Another example demonstrates the interconnectedness of our extended responsibility for our world’s children.  After all, babies become children.  One of the women in my local church became inspired by my obligatory, but abbreviated, lay delegate report from the 2014 annual conference, and has taken on Imagine No Malaria as her life project.  She is convinced that God brought her to our small church to help her lend her creative talents and promotional expertise to this endeavor.
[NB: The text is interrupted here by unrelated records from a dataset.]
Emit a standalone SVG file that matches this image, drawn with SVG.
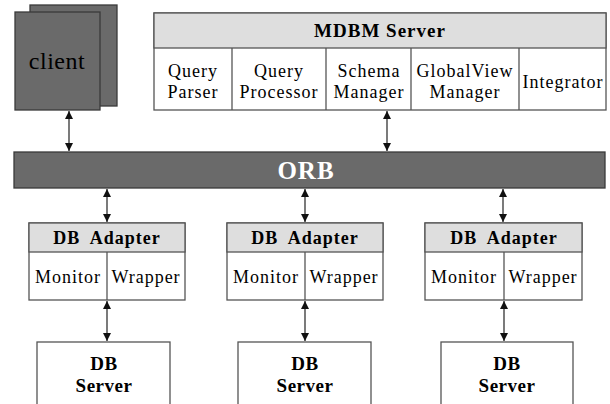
<svg xmlns="http://www.w3.org/2000/svg" width="610" height="404" viewBox="0 0 610 404">
  <defs>
    <marker id="tip" viewBox="0 0 10 10" refX="10" refY="5" markerWidth="9" markerHeight="8" markerUnits="userSpaceOnUse" orient="auto-start-reverse">
      <path d="M0,0 L10,5 L0,10 z" fill="#111"/>
    </marker>
    <style>
      text { font-family: "Liberation Serif", "Times New Roman", serif; fill: #000; text-anchor: middle; }
      .box { fill: #ffffff; stroke: #555; stroke-width: 1.3; }
      .head { fill: #dedede; stroke: #555; stroke-width: 1.3; }
      .dark { fill: #6a6a6a; stroke: #3a3a3a; stroke-width: 1.3; }
      .div { stroke: #555; stroke-width: 1.3; }
      .lbl { font-size: 18px; letter-spacing: 1px; }
      .bold { font-weight: bold; }
      .srv { font-size: 19px; letter-spacing: 0.5px; font-weight: bold; }
      .link { stroke: #222; stroke-width: 1.2; fill: none; marker-start: url(#tip); marker-end: url(#tip); }
    </style>
  </defs>

  <!-- client: stacked pages -->
  <g id="client">
    <rect class="dark" x="30" y="5" width="87" height="101"/>
    <rect class="dark" x="15" y="12" width="85" height="98"/>
    <text x="57" y="69" style="font-size:24px;letter-spacing:0.5px">client</text>
  </g>

  <!-- MDBM server with its components -->
  <g id="mdbm-server">
    <rect class="box" x="154" y="13" width="452" height="97"/>
    <rect class="head" x="154" y="13" width="452" height="35"/>
    <text class="lbl bold" x="380" y="37" style="font-size:19px">MDBM Server</text>
    <line class="div" x1="232" y1="48" x2="232" y2="110"/>
    <line class="div" x1="326" y1="48" x2="326" y2="110"/>
    <line class="div" x1="411" y1="48" x2="411" y2="110"/>
    <line class="div" x1="519" y1="48" x2="519" y2="110"/>
    <text class="lbl" x="193" y="77">Query</text>
    <text class="lbl" x="193" y="98">Parser</text>
    <text class="lbl" x="279" y="77">Query</text>
    <text class="lbl" x="279" y="98">Processor</text>
    <text class="lbl" x="369" y="77">Schema</text>
    <text class="lbl" x="369" y="98">Manager</text>
    <text class="lbl" x="465" y="77">GlobalView</text>
    <text class="lbl" x="465" y="98">Manager</text>
    <text class="lbl" x="563" y="88">Integrator</text>
  </g>

  <!-- ORB bus -->
  <g id="orb">
    <rect class="dark" x="14" y="152" width="591" height="36"/>
    <text class="bold" x="306" y="179" style="font-size:25px;fill:#ffffff;letter-spacing:1px">ORB</text>
  </g>

  <!-- DB adapters -->
  <g id="adapter-1">
    <rect class="box" x="29" y="223" width="156" height="77"/>
    <rect class="head" x="29" y="223" width="156" height="29"/>
    <line class="div" x1="107" y1="252" x2="107" y2="300"/>
    <text class="lbl bold" x="107" y="244" style="word-spacing:5px">DB Adapter</text>
    <text class="lbl" x="68" y="283">Monitor</text>
    <text class="lbl" x="146" y="283">Wrapper</text>
  </g>
  <g id="adapter-2">
    <rect class="box" x="227" y="223" width="156" height="77"/>
    <rect class="head" x="227" y="223" width="156" height="29"/>
    <line class="div" x1="305" y1="252" x2="305" y2="300"/>
    <text class="lbl bold" x="305" y="244" style="word-spacing:5px">DB Adapter</text>
    <text class="lbl" x="266" y="283">Monitor</text>
    <text class="lbl" x="344" y="283">Wrapper</text>
  </g>
  <g id="adapter-3">
    <rect class="box" x="425" y="223" width="157" height="77"/>
    <rect class="head" x="425" y="223" width="157" height="29"/>
    <line class="div" x1="504" y1="252" x2="504" y2="300"/>
    <text class="lbl bold" x="504" y="244" style="word-spacing:5px">DB Adapter</text>
    <text class="lbl" x="464" y="283">Monitor</text>
    <text class="lbl" x="543" y="283">Wrapper</text>
  </g>

  <!-- DB servers -->
  <g id="db-server-1">
    <rect class="box" x="37" y="342" width="133" height="70"/>
    <text class="srv" x="104" y="370">DB</text>
    <text class="srv" x="104" y="392">Server</text>
  </g>
  <g id="db-server-2">
    <rect class="box" x="238" y="342" width="133" height="70"/>
    <text class="srv" x="305" y="370">DB</text>
    <text class="srv" x="305" y="392">Server</text>
  </g>
  <g id="db-server-3">
    <rect class="box" x="441" y="342" width="132" height="70"/>
    <text class="srv" x="507" y="370">DB</text>
    <text class="srv" x="507" y="392">Server</text>
  </g>

  <!-- bidirectional links -->
  <g id="connectors">
    <line class="link" x1="69" y1="111" x2="69" y2="151"/>
    <line class="link" x1="387" y1="111" x2="387" y2="151"/>
    <line class="link" x1="107" y1="189" x2="107" y2="222"/>
    <line class="link" x1="305" y1="189" x2="305" y2="222"/>
    <line class="link" x1="503" y1="189" x2="503" y2="222"/>
    <line class="link" x1="107" y1="301" x2="107" y2="341"/>
    <line class="link" x1="305" y1="301" x2="305" y2="341"/>
    <line class="link" x1="504" y1="301" x2="504" y2="341"/>
  </g>
</svg>
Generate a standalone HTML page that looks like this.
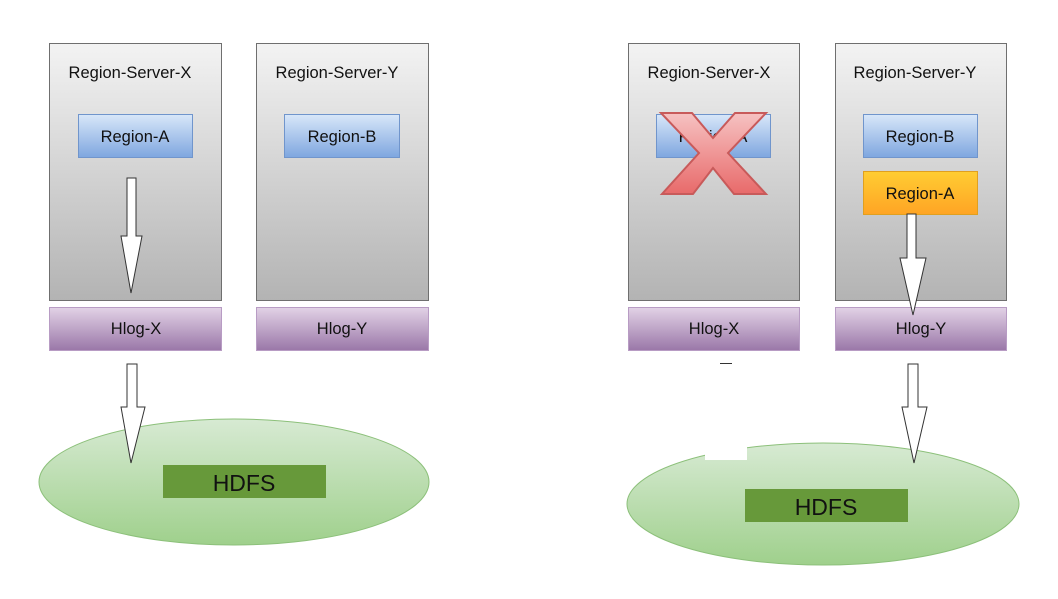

Our church had several fund raisers, including a professional vocal duet benefit concert, since June, and have raised over $2000.00 for the conference.  She has been an unexpected blessing, not only to our church, but to many children in sub-Saharan Africa.

Advent is often identified as the season of miracles, and while those shared here may seem small, they are incredibly meaningful.  Our ability to integrate our goals with multiple aspects of ministry are really changing people’s lives; giving them purpose, focus and building community.  As we move forward in 2015, it is my wish that every liturgical season bring us the joy of unexpected miracles and to take advantage of opportunities to make seamless connections between our work with Healthy Families, Healthy Planet and other aspects of fellowship, study and outreach.  How might our work tie into United Methodist Women Sunday celebrations or local leader training initiatives?

Jesus’ conception, birth, ministry, death and resurrection- how unexpected!